Land Rover’s dealer scores reflected a mix of strong brand appeal and ongoing operational frustration. High marks were given for brand awareness and showroom draw, but low scores in warranty and requirements dragged results down. After an impressive rise of nine places in 2024, this year the brand fell by five – a far from ideal performance. Sister firm Jaguar wasn’t ranked as a result of too few survey responses and management effectively mothballing the brand until its imminent rebirth.

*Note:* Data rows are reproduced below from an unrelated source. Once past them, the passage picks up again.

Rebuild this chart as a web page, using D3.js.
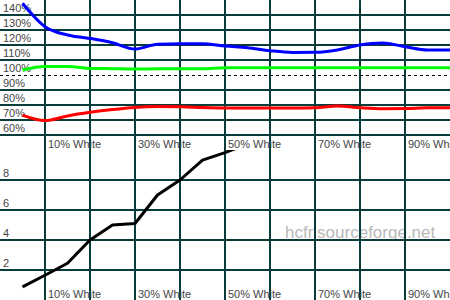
<!DOCTYPE html>
<html>
<head>
<meta charset="utf-8">
<script src="https://cdn.jsdelivr.net/npm/d3@7"></script>
<style>
  html, body { margin: 0; padding: 0; background: #fff; }
  svg { display: block; }
  .lbl { font-family: "Liberation Sans", Arial, sans-serif; font-size: 11px; fill: #454545; }
</style>
</head>
<body>
<div id="chart"></div>
<script>
// grayscale steps, % white
const steps = [5, 10, 15, 20, 25, 30, 35, 40, 45, 50, 55, 60, 65, 70, 75, 80, 85, 90, 95, 100];

// RGB levels (%)
const redLevels = [73.3, 69.6, 72.7, 75.1, 77.0, 78.4, 79.0, 78.9, 78.3, 78.0, 78.0, 78.0, 78.0, 78.2, 79.3, 78.2, 77.5, 77.6, 78.2, 78.2];
const greenLevels = [103.3, 105.6, 105.6, 104.4, 104.2, 104.0, 104.1, 104.1, 104.1, 104.9, 104.9, 104.9, 104.9, 104.9, 104.9, 104.9, 104.9, 104.9, 104.9, 104.9];
const blueLevels = [147.8, 132.2, 126.7, 124.4, 121.5, 117.3, 120.5, 120.9, 120.9, 119.3, 118.2, 116.2, 115.0, 115.1, 116.7, 120.0, 121.3, 118.9, 116.7, 116.7];

// luminance (lower panel)
const lumSteps = [5, 10, 15, 20, 25, 30, 35, 40, 45, 50, 55];
const lumValues = [0.87, 1.65, 2.45, 4.0, 5.0, 5.1, 7.0, 8.0, 9.33, 9.83, 10.4];

const xTicks = [10, 20, 30, 40, 50, 60, 70, 80, 90];
const xLabels = [10, 30, 50, 70, 90];
const levelTicks = [60, 70, 80, 90, 100, 110, 120, 130, 140];
const lumTicks = [2, 4, 6, 8];

const W = 450, H = 300;
const gridColor = '#0a3c3c';

const svg = d3.select('#chart').append('svg')
    .attr('width', W).attr('height', H);

const x = d3.scaleLinear().domain([0, 100]).range([0, W]);
const yTop = d3.scaleLinear().domain([50, 150]).range([150, 0]);
const yBot = d3.scaleLinear().domain([0, 10]).range([300, 150]);

svg.append('clipPath').attr('id', 'clipTop')
    .append('rect').attr('x', 0).attr('y', 0).attr('width', W).attr('height', 150);
svg.append('clipPath').attr('id', 'clipBot')
    .append('rect').attr('x', 0).attr('y', 150).attr('width', W).attr('height', 150);

// watermark sits under the grid
svg.append('text')
    .attr('x', 285).attr('y', 238)
    .attr('font-family', '"Liberation Sans", Arial, sans-serif')
    .attr('font-size', 17)
    .attr('fill', '#b8b8b8')
    .text('hcfr.sourceforge.net');

// Grid
const grid = svg.append('g').attr('stroke', gridColor).attr('stroke-width', 2);
grid.selectAll('line.v').data(xTicks).enter().append('line')
    .attr('class', 'v')
    .attr('x1', (d) => x(d)).attr('x2', (d) => x(d))
    .attr('y1', 0).attr('y2', H);
grid.selectAll('line.ht').data(levelTicks.filter((d) => d !== 100)).enter().append('line')
    .attr('class', 'ht')
    .attr('x1', 0).attr('x2', W)
    .attr('y1', (d) => yTop(d)).attr('y2', (d) => yTop(d));
grid.selectAll('line.hb').data(lumTicks).enter().append('line')
    .attr('class', 'hb')
    .attr('x1', 0).attr('x2', W)
    .attr('y1', (d) => yBot(d)).attr('y2', (d) => yBot(d));

// reference 100% line
svg.append('line')
    .attr('x1', 0).attr('x2', W)
    .attr('y1', yTop(100) + 0.5).attr('y2', yTop(100) + 0.5)
    .attr('stroke', '#000').attr('stroke-width', 1)
    .attr('shape-rendering', 'crispEdges')
    .attr('stroke-dasharray', '3,3');

// Labels
svg.selectAll('text.yl').data(levelTicks).enter().append('text')
    .attr('class', 'lbl yl')
    .attr('x', 3).attr('y', (d) => yTop(d) - 3)
    .text((d) => `${d}%`);
svg.selectAll('text.yb').data(lumTicks).enter().append('text')
    .attr('class', 'lbl yb')
    .attr('x', 3).attr('y', (d) => yBot(d) - 3)
    .text((d) => `${d}`);
svg.selectAll('text.xt').data(xLabels).enter().append('text')
    .attr('class', 'lbl xt')
    .attr('x', (d) => x(d) + 3).attr('y', yTop(50) - 2)
    .text((d) => `${d}% White`);
svg.selectAll('text.xb').data(xLabels).enter().append('text')
    .attr('class', 'lbl xb')
    .attr('x', (d) => x(d) + 3).attr('y', yBot(0) - 2)
    .text((d) => `${d}% White`);

// RGB level lines
const levelLine = d3.line()
    .x((d, i) => x(steps[i]))
    .y((d) => yTop(d))
    .curve(d3.curveMonotoneX);

const topG = svg.append('g').attr('clip-path', 'url(#clipTop)');
[
    { values: greenLevels, color: '#00ff00' },
    { values: redLevels, color: '#ff0000' },
    { values: blueLevels, color: '#0000ff' }
].forEach((s) => {
    topG.append('path')
        .datum(s.values)
        .attr('d', levelLine)
        .attr('fill', 'none')
        .attr('stroke', s.color)
        .attr('stroke-width', 3);
});

// luminance line
const lumLine = d3.line()
    .x((d, i) => x(lumSteps[i]))
    .y((d) => yBot(d));

svg.append('g').attr('clip-path', 'url(#clipBot)')
    .append('path')
    .datum(lumValues)
    .attr('d', lumLine)
    .attr('fill', 'none')
    .attr('stroke', '#000')
    .attr('stroke-width', 3)
    .attr('stroke-linejoin', 'round');
</script>
</body>
</html>
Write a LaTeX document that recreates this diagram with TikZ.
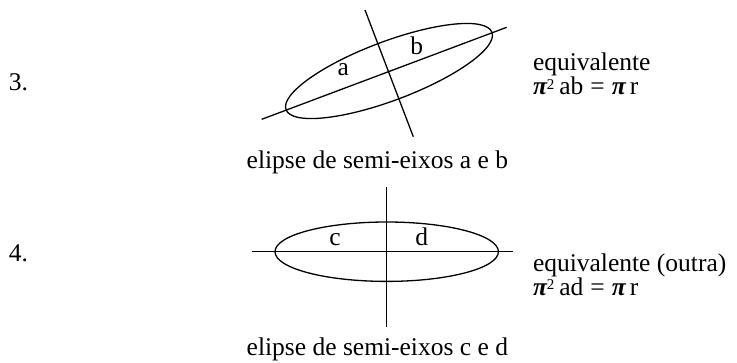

Peugeot sat in the lower mid-tier of the survey results, with strengths in warranty, brand awareness, and internet. Dealers welcomed a refreshed model line-up and good EV options, but expressed concerns over accessibility to management and forward planning. Peugeot can take comfort in finishing two places higher than last year, and how its scores are generally consistent across the board. But we’d guess Peugeot bosses will be hoping to improve next year.
Nissan received a mixed report from dealers, showing strong performance in brand awareness and supply stability but drawing criticism for accessibility and warranty. The dealer network appreciated the breadth of its product lineup, especially in the crossover and SUV segments, but aftersales and used vehicle support were flagged as inconsistent. Dealers indicated Nissan needs to double down on digital tools and accessibility to senior management; a drop of nine places will likely concern bosses.
Volkswagen’s performance revealed less-than-ideal strain in its dealer relationships, considering its size and strength of its UK operations. A rise of one place on 2024’s performance is hardly sparkling, with average scores across the board. The exception being a strong score of 70 for brand awareness, but from a marque like Volkswagen that’s nothing remarkable. It seems as though there is much work to be done in the eyes of dealers.
Citroen has slumped five places from last year’s ranking, placing it into the bottom three. In last year’s survey, we remarked that the French firm has really turned things around after its bottom three placing in 2023. But, sadly, it seems it was a short-lived improvement, with Citroen dealers expressing their frustration with a number of issues across the board, and in particular with forward planning and used cars. It ranked the worst for bonus structures, but fared better with finance and warranty.
Honda plummeted eight places in this year’s survey, and had a mixture of average to disappointing scores across the board. Dealers felt Honda is doing a fair job at finance, requirements, warranty, aftersales, and bonus structure, but has dropped the ball in other key areas. The Japanese brand was ranked worst of all carmakers in the survey for internet, supply, and used cars. There is much work for Honda to do over the next 12 months.
Finishing dead last and crashing a whopping 10 places on last year’s ranking is a giant of the car industry. Dealers aren’t happy at all with the Blue Oval, feeling that the colossus is severely underperforming and not delivering on what it ought to be. Apart from requirements and ROI, in which Ford came rock bottom, it was a pretty below-par performance across all categories. But it was forward planning that was the architect of Ford’s abysmal performance – a score of 43 will be hard for Ford’s management to swallow. With Ford trimming its network back quite considerably over the past 12 months, the dealers who remain don’t seem happy. Hopes are high that with Ford’s long history of UK dominance it can turn things around next year.
Manufacturers not listed here did not reach the minimum threshold of responses in our survey to be included. In 2024, 25 manufacturers were included in the Car Dealer Power survey.